# WRITTEN TASK
Return all the data below as it stands, minus the pictures.

Dataset excerpt
......
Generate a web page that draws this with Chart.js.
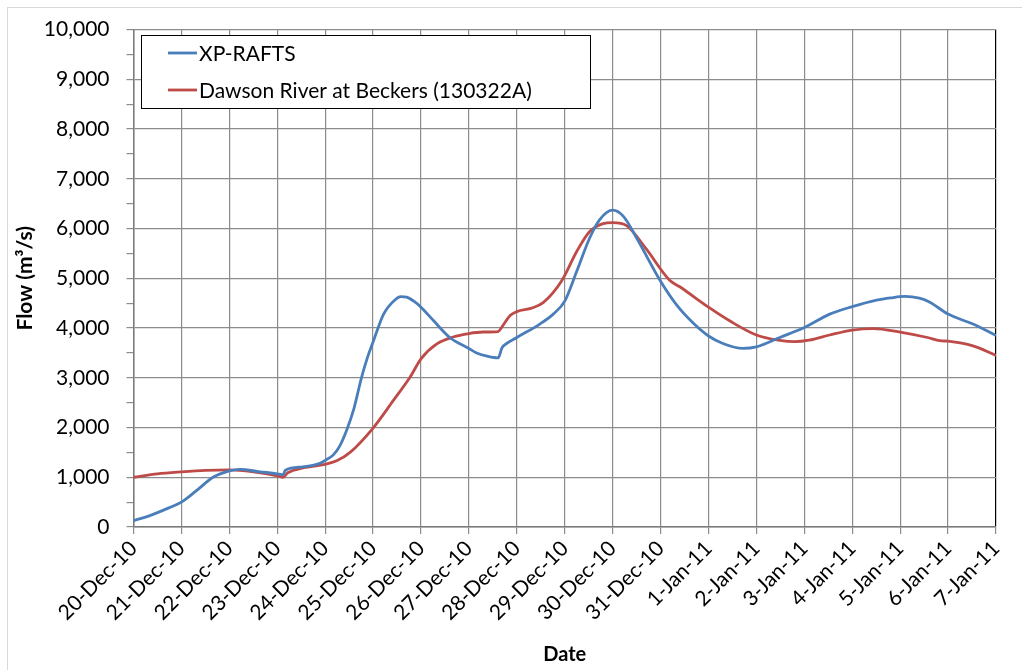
<!DOCTYPE html>
<html>
<head>
<meta charset="utf-8">
<title>Flow comparison</title>
<script src="https://cdn.jsdelivr.net/npm/chart.js@4.4.0/dist/chart.umd.min.js"></script>
<style>
  html, body { margin: 0; padding: 0; background: #ffffff; }
  #wrap { width: 1022px; height: 670px; position: relative; }
</style>
</head>
<body>
<div id="wrap"><canvas id="c" width="1022" height="670"></canvas></div>
<script>
// Tick labels for the daily x grid (day 0 = 20-Dec-10)
const dayLabels = [
  '20-Dec-10', '21-Dec-10', '22-Dec-10', '23-Dec-10', '24-Dec-10', '25-Dec-10',
  '26-Dec-10', '27-Dec-10', '28-Dec-10', '29-Dec-10', '30-Dec-10', '31-Dec-10',
  '1-Jan-11', '2-Jan-11', '3-Jan-11', '4-Jan-11', '5-Jan-11', '6-Jan-11', '7-Jan-11'
];

// XP-RAFTS modelled hydrograph: time (days from 20-Dec-10) and flow (m3/s)
const xpDays = [
  0, 0.25, 0.5, 0.75, 1.0, 1.3, 1.66, 2.0, 2.22, 2.64, 3.0, 3.12, 3.17, 3.54, 3.89,
  4.0, 4.17, 4.3, 4.45, 4.6, 4.76, 4.88, 5.0, 5.22, 5.46, 5.58, 5.7, 5.85, 6.0, 6.26,
  6.6, 7.0, 7.16, 7.4, 7.61, 7.69, 7.76, 8.0, 8.48, 8.76, 9.0, 9.25, 9.52, 9.73, 10.0,
  10.22, 10.5, 11.0, 11.33, 11.68, 12.0, 12.3, 12.72, 13.0, 13.49, 14.0, 14.53, 15.0,
  15.51, 15.8, 16.1, 16.4, 16.6, 17.0, 17.52, 18.0
];
const xpFlow = [
  130, 200, 290, 390, 500, 720, 1000, 1130, 1160, 1110, 1070, 1050, 1140, 1210, 1280,
  1340, 1450, 1620, 1950, 2380, 3010, 3400, 3720, 4280, 4570, 4630, 4620, 4540, 4420, 4150,
  3810, 3590, 3500, 3430, 3400, 3600, 3670, 3810, 4080, 4280, 4540, 5140, 5810, 6180, 6370,
  6250, 5810, 4940, 4470, 4100, 3840, 3690, 3590, 3620, 3810, 4010, 4280, 4430,
  4560, 4605, 4635, 4600, 4530, 4280, 4080, 3850
];

// Dawson River at Beckers (130322A) recorded hydrograph
const gaugeDays = [
  0, 0.5, 1.0, 1.5, 2.0, 2.5, 3.0, 3.12, 3.22, 3.54, 4.0, 4.24, 4.52, 5.0, 5.42, 5.77,
  6.0, 6.33, 6.67, 7.0, 7.3, 7.61, 7.68, 7.86, 8.0, 8.31, 8.55, 8.93, 9.25, 9.52, 9.8,
  10.0, 10.29, 10.7, 11.19, 11.4, 12.0, 12.45, 13.0, 13.49, 13.8, 14.1, 14.53, 15.0, 15.44,
  16.0, 16.57, 16.83, 17.0, 17.52, 18.0
];
const gaugeFlow = [
  1000, 1070, 1110, 1140, 1150, 1110, 1030, 1000, 1090, 1190, 1260, 1330, 1500, 1990, 2540, 3010,
  3380, 3680, 3820, 3890, 3920, 3930, 4010, 4250, 4330, 4400, 4510, 4940, 5540, 5940, 6100,
  6120, 6060, 5590, 4960, 4830, 4420, 4140, 3860, 3750, 3725, 3755, 3860, 3960, 3990,
  3920, 3810, 3745, 3735, 3640, 3450
];

const FONT = 'Lato, "Open Sans", sans-serif';
const GRID = '#8c8c8c';
const AXIS = '#7a7a7a';

const toPoints = (xs, ys) => xs.map((x, i) => ({ x: x, y: ys[i] }));

// White page with a light outer frame
const framePlugin = {
  id: 'frame',
  beforeDraw(chart) {
    const c = chart.ctx;
    c.save();
    c.fillStyle = '#ffffff';
    c.fillRect(0, 0, chart.width, chart.height);
    c.strokeStyle = '#d9d9d9';
    c.lineWidth = 1;
    c.strokeRect(7.5, 7.5, chart.width + 20, chart.height + 20);
    c.restore();
  }
};

// Boxed legend sitting in the upper-left of the plot
const boxLegendPlugin = {
  id: 'boxLegend',
  afterDraw(chart) {
    const c = chart.ctx;
    const x0 = 141.5, y0 = 35.5, w = 449, h = 73;
    c.save();
    c.fillStyle = '#ffffff';
    c.fillRect(x0, y0, w, h);
    c.strokeStyle = '#000000';
    c.lineWidth = 1;
    c.strokeRect(x0, y0, w, h);
    c.font = '21px ' + FONT;
    c.textBaseline = 'middle';
    c.fillStyle = '#000000';
    chart.data.datasets.forEach((ds, i) => {
      const yy = 53 + i * 37;
      c.strokeStyle = ds.borderColor;
      c.lineWidth = 2.8;
      c.beginPath();
      c.moveTo(168, yy);
      c.lineTo(197, yy);
      c.stroke();
      c.fillText(ds.label, 199, yy + 1);
    });
    c.restore();
  }
};

new Chart(document.getElementById('c').getContext('2d'), {
  type: 'line',
  data: {
    datasets: [
      {
        label: 'XP-RAFTS',
        data: toPoints(xpDays, xpFlow),
        borderColor: '#4a7ebb',
        borderWidth: 2.8,
        pointRadius: 0,
        cubicInterpolationMode: 'monotone',
        fill: false
      },
      {
        label: 'Dawson River at Beckers (130322A)',
        data: toPoints(gaugeDays, gaugeFlow),
        borderColor: '#be4b48',
        borderWidth: 2.8,
        pointRadius: 0,
        cubicInterpolationMode: 'monotone',
        fill: false
      }
    ]
  },
  options: {
    responsive: false,
    animation: false,
    devicePixelRatio: 1,
    layout: { padding: { left: 8, right: 26, top: 29.5, bottom: 0 } },
    plugins: {
      legend: { display: false },
      tooltip: { enabled: false }
    },
    scales: {
      x: {
        type: 'linear',
        min: 0,
        max: 18,
        afterFit(scale) { scale.height = 143; },
        ticks: {
          stepSize: 1,
          autoSkip: false,
          maxRotation: 45,
          minRotation: 45,
          color: '#000000',
          padding: 2,
          font: { family: FONT, size: 21 },
          callback: (v) => dayLabels[v]
        },
        grid: {
          color: (ctx) => (ctx.tick && ctx.tick.value === 18 ? '#000000' : GRID),
          lineWidth: 1.2,
          tickLength: 7,
          tickColor: GRID
        },
        border: { color: AXIS, width: 1.5 },
        title: {
          display: true,
          text: 'Date',
          color: '#000000',
          font: { family: FONT, size: 20, weight: 'bold' },
          padding: { top: 0, bottom: 3 }
        }
      },
      y: {
        min: 0,
        max: 10000,
        afterFit(scale) { scale.width = 125.5; },
        ticks: {
          stepSize: 500,
          autoSkip: false,
          color: '#000000',
          padding: 17,
          font: { family: FONT, size: 21 },
          callback: (v) => (v % 1000 === 0 ? v.toLocaleString('en-US') : '')
        },
        grid: {
          color: (ctx) => (ctx.tick && ctx.tick.value % 1000 === 0 ? GRID : 'rgba(0,0,0,0)'),
          lineWidth: 1.2,
          tickLength: 7,
          tickColor: GRID
        },
        border: { color: AXIS, width: 1.5 },
        title: {
          display: true,
          text: 'Flow (m³/s)',
          color: '#000000',
          font: { family: FONT, size: 21, weight: 'bold' },
          padding: { top: 5, bottom: 0 }
        }
      }
    }
  },
  plugins: [framePlugin, boxLegendPlugin]
});
</script>
</body>
</html>
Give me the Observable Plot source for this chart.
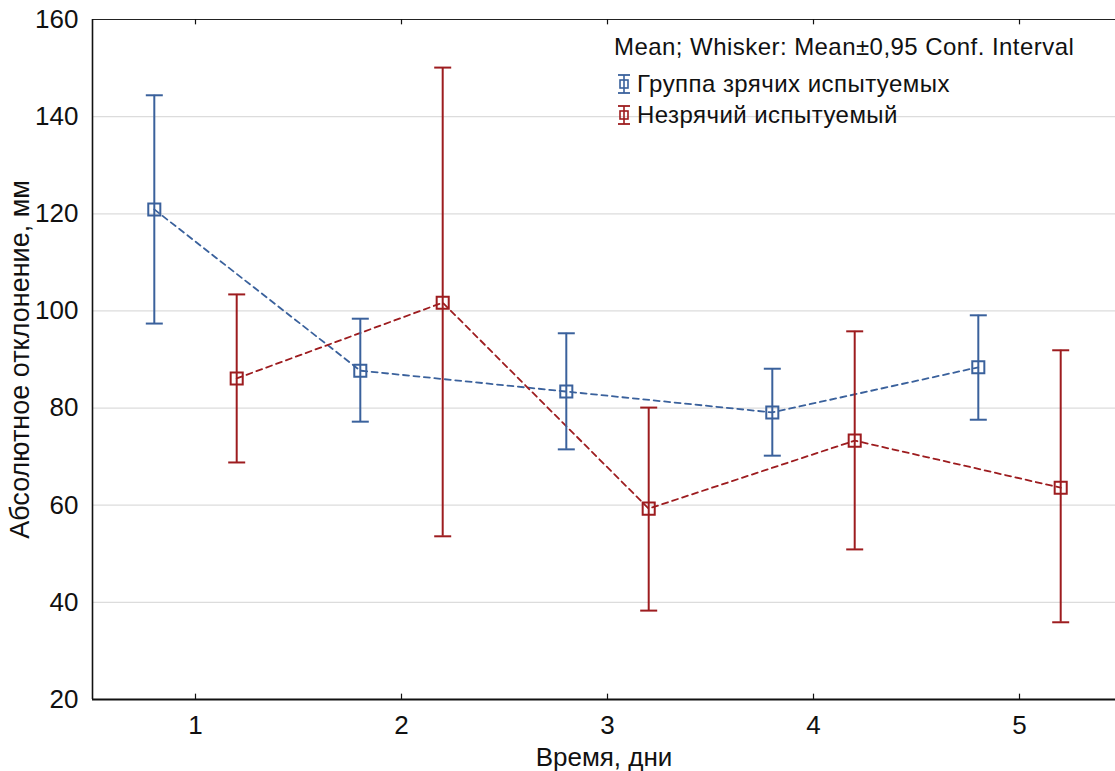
......
# ANSWER FOR THE TASK
Generate a web page that draws this with Chart.js.
<!DOCTYPE html>
<html>
<head>
<meta charset="utf-8">
<title>Flow comparison</title>
<script src="https://cdn.jsdelivr.net/npm/chart.js@4.4.0/dist/chart.umd.min.js"></script>
<style>
  html, body { margin: 0; padding: 0; background: #ffffff; }
  #wrap { width: 1022px; height: 670px; position: relative; }
</style>
</head>
<body>
<div id="wrap"><canvas id="c" width="1022" height="670"></canvas></div>
<script>
// Tick labels for the daily x grid (day 0 = 20-Dec-10)
const dayLabels = [
  '20-Dec-10', '21-Dec-10', '22-Dec-10', '23-Dec-10', '24-Dec-10', '25-Dec-10',
  '26-Dec-10', '27-Dec-10', '28-Dec-10', '29-Dec-10', '30-Dec-10', '31-Dec-10',
  '1-Jan-11', '2-Jan-11', '3-Jan-11', '4-Jan-11', '5-Jan-11', '6-Jan-11', '7-Jan-11'
];

// XP-RAFTS modelled hydrograph: time (days from 20-Dec-10) and flow (m3/s)
const xpDays = [
  0, 0.25, 0.5, 0.75, 1.0, 1.3, 1.66, 2.0, 2.22, 2.64, 3.0, 3.12, 3.17, 3.54, 3.89,
  4.0, 4.17, 4.3, 4.45, 4.6, 4.76, 4.88, 5.0, 5.22, 5.46, 5.58, 5.7, 5.85, 6.0, 6.26,
  6.6, 7.0, 7.16, 7.4, 7.61, 7.69, 7.76, 8.0, 8.48, 8.76, 9.0, 9.25, 9.52, 9.73, 10.0,
  10.22, 10.5, 11.0, 11.33, 11.68, 12.0, 12.3, 12.72, 13.0, 13.49, 14.0, 14.53, 15.0,
  15.51, 15.8, 16.1, 16.4, 16.6, 17.0, 17.52, 18.0
];
const xpFlow = [
  130, 200, 290, 390, 500, 720, 1000, 1130, 1160, 1110, 1070, 1050, 1140, 1210, 1280,
  1340, 1450, 1620, 1950, 2380, 3010, 3400, 3720, 4280, 4570, 4630, 4620, 4540, 4420, 4150,
  3810, 3590, 3500, 3430, 3400, 3600, 3670, 3810, 4080, 4280, 4540, 5140, 5810, 6180, 6370,
  6250, 5810, 4940, 4470, 4100, 3840, 3690, 3590, 3620, 3810, 4010, 4280, 4430,
  4560, 4605, 4635, 4600, 4530, 4280, 4080, 3850
];

// Dawson River at Beckers (130322A) recorded hydrograph
const gaugeDays = [
  0, 0.5, 1.0, 1.5, 2.0, 2.5, 3.0, 3.12, 3.22, 3.54, 4.0, 4.24, 4.52, 5.0, 5.42, 5.77,
  6.0, 6.33, 6.67, 7.0, 7.3, 7.61, 7.68, 7.86, 8.0, 8.31, 8.55, 8.93, 9.25, 9.52, 9.8,
  10.0, 10.29, 10.7, 11.19, 11.4, 12.0, 12.45, 13.0, 13.49, 13.8, 14.1, 14.53, 15.0, 15.44,
  16.0, 16.57, 16.83, 17.0, 17.52, 18.0
];
const gaugeFlow = [
  1000, 1070, 1110, 1140, 1150, 1110, 1030, 1000, 1090, 1190, 1260, 1330, 1500, 1990, 2540, 3010,
  3380, 3680, 3820, 3890, 3920, 3930, 4010, 4250, 4330, 4400, 4510, 4940, 5540, 5940, 6100,
  6120, 6060, 5590, 4960, 4830, 4420, 4140, 3860, 3750, 3725, 3755, 3860, 3960, 3990,
  3920, 3810, 3745, 3735, 3640, 3450
];

const FONT = 'Lato, "Open Sans", sans-serif';
const GRID = '#8c8c8c';
const AXIS = '#7a7a7a';

const toPoints = (xs, ys) => xs.map((x, i) => ({ x: x, y: ys[i] }));

// White page with a light outer frame
const framePlugin = {
  id: 'frame',
  beforeDraw(chart) {
    const c = chart.ctx;
    c.save();
    c.fillStyle = '#ffffff';
    c.fillRect(0, 0, chart.width, chart.height);
    c.strokeStyle = '#d9d9d9';
    c.lineWidth = 1;
    c.strokeRect(7.5, 7.5, chart.width + 20, chart.height + 20);
    c.restore();
  }
};

// Boxed legend sitting in the upper-left of the plot
const boxLegendPlugin = {
  id: 'boxLegend',
  afterDraw(chart) {
    const c = chart.ctx;
    const x0 = 141.5, y0 = 35.5, w = 449, h = 73;
    c.save();
    c.fillStyle = '#ffffff';
    c.fillRect(x0, y0, w, h);
    c.strokeStyle = '#000000';
    c.lineWidth = 1;
    c.strokeRect(x0, y0, w, h);
    c.font = '21px ' + FONT;
    c.textBaseline = 'middle';
    c.fillStyle = '#000000';
    chart.data.datasets.forEach((ds, i) => {
      const yy = 53 + i * 37;
      c.strokeStyle = ds.borderColor;
      c.lineWidth = 2.8;
      c.beginPath();
      c.moveTo(168, yy);
      c.lineTo(197, yy);
      c.stroke();
      c.fillText(ds.label, 199, yy + 1);
    });
    c.restore();
  }
};

new Chart(document.getElementById('c').getContext('2d'), {
  type: 'line',
  data: {
    datasets: [
      {
        label: 'XP-RAFTS',
        data: toPoints(xpDays, xpFlow),
        borderColor: '#4a7ebb',
        borderWidth: 2.8,
        pointRadius: 0,
        cubicInterpolationMode: 'monotone',
        fill: false
      },
      {
        label: 'Dawson River at Beckers (130322A)',
        data: toPoints(gaugeDays, gaugeFlow),
        borderColor: '#be4b48',
        borderWidth: 2.8,
        pointRadius: 0,
        cubicInterpolationMode: 'monotone',
        fill: false
      }
    ]
  },
  options: {
    responsive: false,
    animation: false,
    devicePixelRatio: 1,
    layout: { padding: { left: 8, right: 26, top: 29.5, bottom: 0 } },
    plugins: {
      legend: { display: false },
      tooltip: { enabled: false }
    },
    scales: {
      x: {
        type: 'linear',
        min: 0,
        max: 18,
        afterFit(scale) { scale.height = 143; },
        ticks: {
          stepSize: 1,
          autoSkip: false,
          maxRotation: 45,
          minRotation: 45,
          color: '#000000',
          padding: 2,
          font: { family: FONT, size: 21 },
          callback: (v) => dayLabels[v]
        },
        grid: {
          color: (ctx) => (ctx.tick && ctx.tick.value === 18 ? '#000000' : GRID),
          lineWidth: 1.2,
          tickLength: 7,
          tickColor: GRID
        },
        border: { color: AXIS, width: 1.5 },
        title: {
          display: true,
          text: 'Date',
          color: '#000000',
          font: { family: FONT, size: 20, weight: 'bold' },
          padding: { top: 0, bottom: 3 }
        }
      },
      y: {
        min: 0,
        max: 10000,
        afterFit(scale) { scale.width = 125.5; },
        ticks: {
          stepSize: 500,
          autoSkip: false,
          color: '#000000',
          padding: 17,
          font: { family: FONT, size: 21 },
          callback: (v) => (v % 1000 === 0 ? v.toLocaleString('en-US') : '')
        },
        grid: {
          color: (ctx) => (ctx.tick && ctx.tick.value % 1000 === 0 ? GRID : 'rgba(0,0,0,0)'),
          lineWidth: 1.2,
          tickLength: 7,
          tickColor: GRID
        },
        border: { color: AXIS, width: 1.5 },
        title: {
          display: true,
          text: 'Flow (m³/s)',
          color: '#000000',
          font: { family: FONT, size: 21, weight: 'bold' },
          padding: { top: 5, bottom: 0 }
        }
      }
    }
  },
  plugins: [framePlugin, boxLegendPlugin]
});
</script>
</body>
</html>
Give me the Observable Plot source for this chart.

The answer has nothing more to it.